09/11/2011, 07:30:56 AM

by Dan Hodges

Michael Dugher is not the new Peter Mandelson. We know this because last week Dugher told us so.

He didn’t just come out and issue a bald statement to that effect, obviously. That would just have been plain odd:

“Which senior former Labour politician aren’t you going to be tonight Michael”?

“Well, tonight Matthew I’m not going to be Peter Mandelson”.

No, the new shadow minister without portfolio was responding to a tweet from  “eyespymp”, the voyeuristic web site that tracks and broadcasts the movement of our Parliamentary representatives as the go about their daily lives.

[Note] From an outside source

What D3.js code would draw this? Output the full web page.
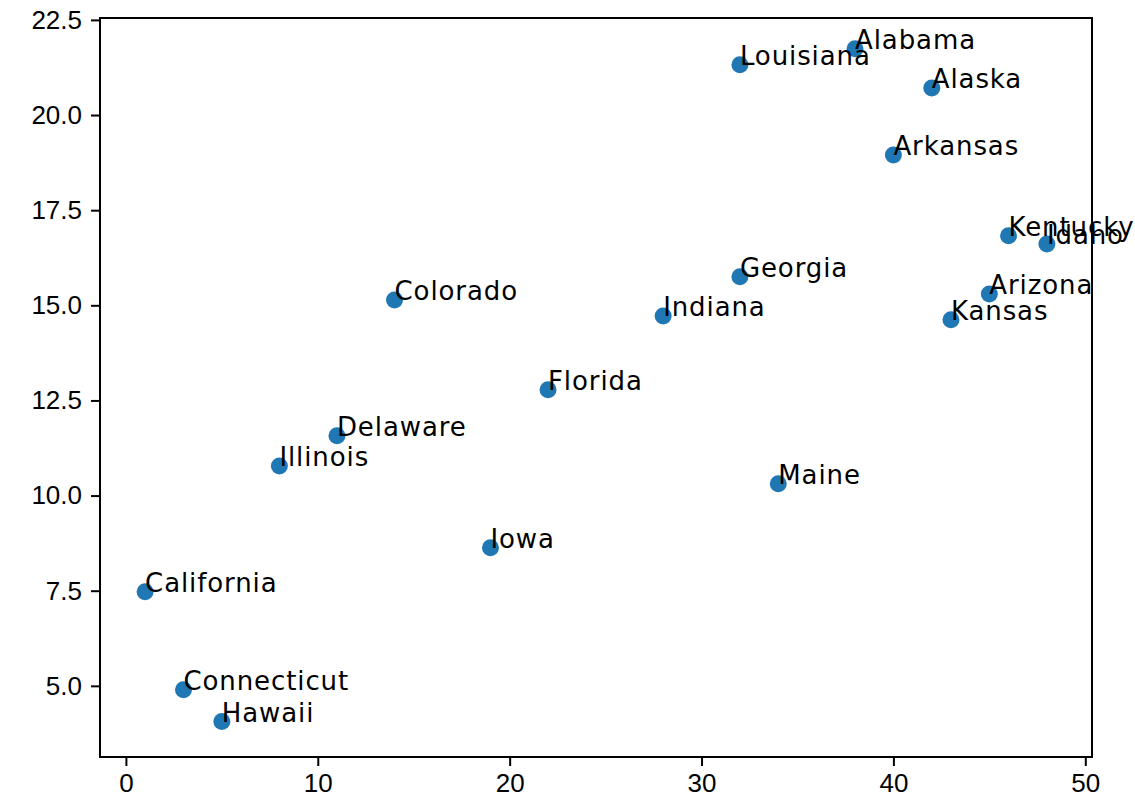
<!DOCTYPE html>
<html>
<head>
<meta charset="utf-8">
<script src="https://cdn.jsdelivr.net/npm/d3@7"></script>
<style>
  html, body { margin: 0; padding: 0; background: #fff; }
  svg { display: block; font-family: "DejaVu Sans", sans-serif; }
  .axis text { font-size: 26px; fill: #000; }
  .axis line { stroke: #000; stroke-width: 2; }
  .lbl { font-size: 26px; fill: #000; letter-spacing: 0.9px; }
</style>
</head>
<body>
<div id="chart"></div>
<script>
// data
const states = ["Alabama", "Louisiana", "Alaska", "Arkansas", "Kentucky", "Idaho",
  "Georgia", "Colorado", "Arizona", "Indiana", "Kansas", "Florida", "Delaware",
  "Illinois", "Maine", "Iowa", "California", "Connecticut", "Hawaii"];
const xVals = [38, 32, 42, 40, 46, 48, 32, 14, 45, 28, 43, 22, 11, 8, 34, 19, 1, 3, 5];
const yVals = [21.74, 21.32, 20.71, 18.95, 16.83, 16.61, 15.75, 15.14, 15.30, 14.72,
  14.62, 12.78, 11.57, 10.78, 10.31, 8.63, 7.47, 4.90, 4.06];
const xTicks = [0, 10, 20, 30, 40, 50];
const yTicks = [5, 7.5, 10, 12.5, 15, 17.5, 20, 22.5];

const width = 1135, height = 802;
const margin = { top: 18, right: 43, bottom: 45, left: 100 };
const innerW = width - margin.left - margin.right;
const innerH = height - margin.top - margin.bottom;

const svg = d3.select("#chart").append("svg")
  .attr("width", width).attr("height", height);

const g = svg.append("g")
  .attr("transform", `translate(${margin.left},${margin.top})`);

const x = d3.scaleLinear().domain([-1.35, 50.35]).range([0, innerW]);
const y = d3.scaleLinear().domain([3.13, 22.55]).range([innerH, 0]);

// axes (ticks outward, like matplotlib)
g.append("g")
  .attr("class", "axis")
  .attr("transform", `translate(0,${innerH})`)
  .call(d3.axisBottom(x).tickValues(xTicks).tickFormat(d3.format("d")).tickSize(9).tickPadding(8))
  .call(a => a.select(".domain").remove());

g.append("g")
  .attr("class", "axis")
  .call(d3.axisLeft(y).tickValues(yTicks).tickFormat(d3.format(".1f")).tickSize(9).tickPadding(9))
  .call(a => a.select(".domain").remove());

const pts = states.map((s, i) => ({ name: s, x: xVals[i], y: yVals[i] }));

// points
g.selectAll("circle.pt")
  .data(pts)
  .join("circle")
  .attr("class", "pt")
  .attr("cx", d => x(d.x))
  .attr("cy", d => y(d.y))
  .attr("r", 8.5)
  .attr("fill", "#1f77b4");

// annotations: baseline-left at the point
g.selectAll("text.lbl")
  .data(pts)
  .join("text")
  .attr("class", "lbl")
  .attr("x", d => x(d.x))
  .attr("y", d => y(d.y))
  .text(d => d.name);

// frame
g.append("rect")
  .attr("width", innerW).attr("height", innerH)
  .attr("fill", "none").attr("stroke", "#000").attr("stroke-width", 2);
</script>
</body>
</html>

According to our eyespy eavesdropper, Dugher was overheard “telling someone he’s going to be ‘Ed’s Mandelson’”. To which the member for Barnsley East responded with a characteristically blunt: “Load of bollocks. I’m currently at home with my kids”.

The kids’ gain is Labour’s loss. A new Peter Mandelson is exactly what we need. A Prince of darkness. Master of the dark arts.

Ed’s got lots of masters of the pastel-coloured arts. Tom Baldwin is an accomplished spinner. But he’s not a real attack dog. He tries. He affects a kick ass, access denied, off the guest list, card marked, co-operation withdrawn, lead-lined boots demeanor. But his heart’s really not in it. He’d hate anyone to know it, but he’s actually quite nice.

Then there is Stewart Wood, another shadow minister without portfolio, who is Ed’s “political mastermind”. Wood has a sharp mind, and a few tricks up his sleeve. He’s got a reputation in Westminster for being a straight shooter. Though if he has to, he knows how to bend the odd bullet round the wall. But he’s also got a serious flaw. Again, he’s quite nice. In an interview he gave to Suzie Mackenzie, Gordon Brown’s biographer, Mackenzie recounts:

“Wood acknowledged that the routine rudeness – the ‘just Gordon’ behaviour – had begun to trouble him. It became ‘more important’ after Brown became prime minister. He suggested that the ‘apologies’ they made for Brown had gone on too long. ‘How you deal as an individual with human beings is a core part of the job’, he said”.

How you deal with human beings? That’s all very good. But it’s hardly Prince of Darkness material is it?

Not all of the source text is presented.